> **Short exercise**
What follows is a listing; restate every line of it word for word.

(begin)

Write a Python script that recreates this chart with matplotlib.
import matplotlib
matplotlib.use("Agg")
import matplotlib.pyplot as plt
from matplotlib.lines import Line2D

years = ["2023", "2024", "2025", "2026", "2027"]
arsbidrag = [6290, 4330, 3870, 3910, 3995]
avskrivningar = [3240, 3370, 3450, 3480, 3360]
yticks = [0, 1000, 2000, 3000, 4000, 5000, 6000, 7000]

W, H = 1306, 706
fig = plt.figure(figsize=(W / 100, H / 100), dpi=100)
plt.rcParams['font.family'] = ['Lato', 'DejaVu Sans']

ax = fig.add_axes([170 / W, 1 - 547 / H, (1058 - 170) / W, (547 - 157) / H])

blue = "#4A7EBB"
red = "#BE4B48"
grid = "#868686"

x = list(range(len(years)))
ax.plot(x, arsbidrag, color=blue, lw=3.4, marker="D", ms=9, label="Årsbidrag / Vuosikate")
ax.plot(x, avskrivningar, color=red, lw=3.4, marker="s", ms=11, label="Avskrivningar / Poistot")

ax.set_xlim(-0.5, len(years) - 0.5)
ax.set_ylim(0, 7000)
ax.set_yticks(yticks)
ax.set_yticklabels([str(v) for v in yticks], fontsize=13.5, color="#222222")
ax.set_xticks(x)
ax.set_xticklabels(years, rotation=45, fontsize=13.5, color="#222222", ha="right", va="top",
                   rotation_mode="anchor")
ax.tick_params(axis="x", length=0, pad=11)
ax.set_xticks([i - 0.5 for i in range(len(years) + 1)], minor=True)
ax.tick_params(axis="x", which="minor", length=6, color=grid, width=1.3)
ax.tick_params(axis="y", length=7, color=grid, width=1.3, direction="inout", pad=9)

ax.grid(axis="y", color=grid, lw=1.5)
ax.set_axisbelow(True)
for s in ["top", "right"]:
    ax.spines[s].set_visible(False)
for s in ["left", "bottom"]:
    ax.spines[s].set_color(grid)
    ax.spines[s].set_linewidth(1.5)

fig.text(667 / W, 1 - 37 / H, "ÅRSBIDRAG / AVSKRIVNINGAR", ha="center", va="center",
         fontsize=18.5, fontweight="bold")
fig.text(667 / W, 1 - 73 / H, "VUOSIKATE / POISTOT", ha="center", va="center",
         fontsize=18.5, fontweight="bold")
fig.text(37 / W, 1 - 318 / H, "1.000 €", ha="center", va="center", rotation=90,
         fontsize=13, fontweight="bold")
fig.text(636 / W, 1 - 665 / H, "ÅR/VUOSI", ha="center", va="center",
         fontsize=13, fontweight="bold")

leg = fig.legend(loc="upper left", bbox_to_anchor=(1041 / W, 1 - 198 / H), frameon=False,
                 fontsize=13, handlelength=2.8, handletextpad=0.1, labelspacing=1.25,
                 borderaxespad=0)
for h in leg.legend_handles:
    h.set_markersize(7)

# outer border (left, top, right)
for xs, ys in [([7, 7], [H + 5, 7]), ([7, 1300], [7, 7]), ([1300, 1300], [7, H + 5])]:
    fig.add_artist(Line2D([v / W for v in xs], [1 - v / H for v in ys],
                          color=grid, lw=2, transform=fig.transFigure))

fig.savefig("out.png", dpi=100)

(end)

> **Result**
Write a Python script that recreates this chart with matplotlib.
import matplotlib
matplotlib.use("Agg")
import matplotlib.pyplot as plt
from matplotlib.lines import Line2D

years = ["2023", "2024", "2025", "2026", "2027"]
arsbidrag = [6290, 4330, 3870, 3910, 3995]
avskrivningar = [3240, 3370, 3450, 3480, 3360]
yticks = [0, 1000, 2000, 3000, 4000, 5000, 6000, 7000]

W, H = 1306, 706
fig = plt.figure(figsize=(W / 100, H / 100), dpi=100)
plt.rcParams['font.family'] = ['Lato', 'DejaVu Sans']

ax = fig.add_axes([170 / W, 1 - 547 / H, (1058 - 170) / W, (547 - 157) / H])

blue = "#4A7EBB"
red = "#BE4B48"
grid = "#868686"

x = list(range(len(years)))
ax.plot(x, arsbidrag, color=blue, lw=3.4, marker="D", ms=9, label="Årsbidrag / Vuosikate")
ax.plot(x, avskrivningar, color=red, lw=3.4, marker="s", ms=11, label="Avskrivningar / Poistot")

ax.set_xlim(-0.5, len(years) - 0.5)
ax.set_ylim(0, 7000)
ax.set_yticks(yticks)
ax.set_yticklabels([str(v) for v in yticks], fontsize=13.5, color="#222222")
ax.set_xticks(x)
ax.set_xticklabels(years, rotation=45, fontsize=13.5, color="#222222", ha="right", va="top",
                   rotation_mode="anchor")
ax.tick_params(axis="x", length=0, pad=11)
ax.set_xticks([i - 0.5 for i in range(len(years) + 1)], minor=True)
ax.tick_params(axis="x", which="minor", length=6, color=grid, width=1.3)
ax.tick_params(axis="y", length=7, color=grid, width=1.3, direction="inout", pad=9)

ax.grid(axis="y", color=grid, lw=1.5)
ax.set_axisbelow(True)
for s in ["top", "right"]:
    ax.spines[s].set_visible(False)
for s in ["left", "bottom"]:
    ax.spines[s].set_color(grid)
    ax.spines[s].set_linewidth(1.5)

fig.text(667 / W, 1 - 37 / H, "ÅRSBIDRAG / AVSKRIVNINGAR", ha="center", va="center",
         fontsize=18.5, fontweight="bold")
fig.text(667 / W, 1 - 73 / H, "VUOSIKATE / POISTOT", ha="center", va="center",
         fontsize=18.5, fontweight="bold")
fig.text(37 / W, 1 - 318 / H, "1.000 €", ha="center", va="center", rotation=90,
         fontsize=13, fontweight="bold")
fig.text(636 / W, 1 - 665 / H, "ÅR/VUOSI", ha="center", va="center",
         fontsize=13, fontweight="bold")

leg = fig.legend(loc="upper left", bbox_to_anchor=(1041 / W, 1 - 198 / H), frameon=False,
                 fontsize=13, handlelength=2.8, handletextpad=0.1, labelspacing=1.25,
                 borderaxespad=0)
for h in leg.legend_handles:
    h.set_markersize(7)

# outer border (left, top, right)
for xs, ys in [([7, 7], [H + 5, 7]), ([7, 1300], [7, 7]), ([1300, 1300], [7, H + 5])]:
    fig.add_artist(Line2D([v / W for v in xs], [1 - v / H for v in ys],
                          color=grid, lw=2, transform=fig.transFigure))

fig.savefig("out.png", dpi=100)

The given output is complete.